Israel’s president Wednesday gave opposition leader Yair Lapid a mandate to form a government after Prime Minister Benjamin Netanyahu’s failed effort, following the nation’s fourth inconclusive vote in less than two years.
“I have spoken to Yair Lapid and told him I am giving him the (28-day) mandate,” President Reuven Rivlin said, adding that it was clear that the centrist former television anchor “has the best chance to form a government”.
Lapid, 57, now has four weeks to build a coalition.
Earlier in the day, President Rivlin met with Yesh Atid party’s chairman, Lapid, and Yamina party’s chairman, Naftali Bennett at the President’s Residence.
At his request, the rest of the party leaders submitted their recommendations for the second mandate. Lapid received recommendations from 56 lawmakers and Bennett from only his party’s seven, the Jerusalem Post reported.
Netanyahu, 71, who is facing trial on a series of graft charges, was tasked by President Rivlin to put together a government on April 6 following inconclusive polls, the fourth in the last two years.

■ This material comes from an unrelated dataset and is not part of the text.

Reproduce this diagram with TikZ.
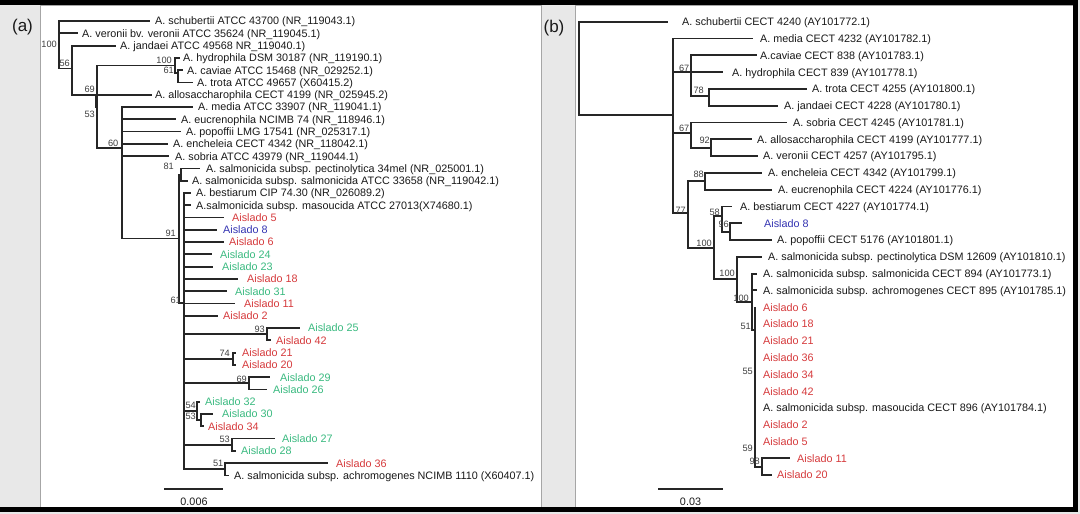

The mandate given by Rivlin to Netanyahu to form a government expired on Tuesday at midnight with no breakthrough in coalition talks.
His Likud party emerged as the single largest party in the 120- member Parliament but did not have the necessary 61-member support to form a government. Likud had won 30 seats in the general election in March.
While tasking Netanyahu with the responsibility of forming the government, Rivlin had said that he was doing so reluctantly and also mentioned his “moral dilemma” given the court proceedings and lack of enough support for the Likud leader.
Netanyahu has denied any wrongdoing.
President Rivlin’s spokesman in a statement said: “Shortly before midnight, Netanyahu informed the President’s Residence that he was unable to form a government and so returned the mandate to the president.”
Rivlin on Wednesday contacted the parties represented in the Knesset (Israel’s unicameral parliament) on the continuation of the process of forming a government.
The President met with Lapid and Bennett. Both reiterated their desire to be given the mandate to form the next government, press releases from the Presidency said.
The Blue and White party, headed by Defence Minister Benny Gantz had recommended that Lapid be granted the Presidential mandate to form a government, a spokesperson for the party said.
Rivlin gave Netanyahu the first chance to form a coalition after 52 members of parliament endorsed him as Prime Minister last month, compared to 45 for Lapid and a mere seven for Bennett.
Netanyahu failed to persuade Bennett to join him in a power-sharing agreement that would have seen the pair take turns as prime minister. Bennett had dismissed the offer, saying that even with his support Netanyahu could not muster a majority.
Likud blamed Bennett for foiling Netanyahu’s chances by refusing to commit to a right-wing government, which would certainly have led to the formation of a government joined by additional members of parliament.
Though the right-wing bloc in the Israeli political spectrum has repeatedly garnered the majority seats in all the four elections, a lot of determined “friends turned foes” of Netanyahu have prevented a majority for him in the 120-member house.
Netanyahu is Israel’s longest-serving leader, having led five governments since 1996. The last, which saw him share power with the then-main Opposition party to help tackle the coronavirus pandemic, collapsed in December, triggering the latest elections.
Until any new government is agreed and sworn into office, Netanyahu remains Israel’s Prime Minister.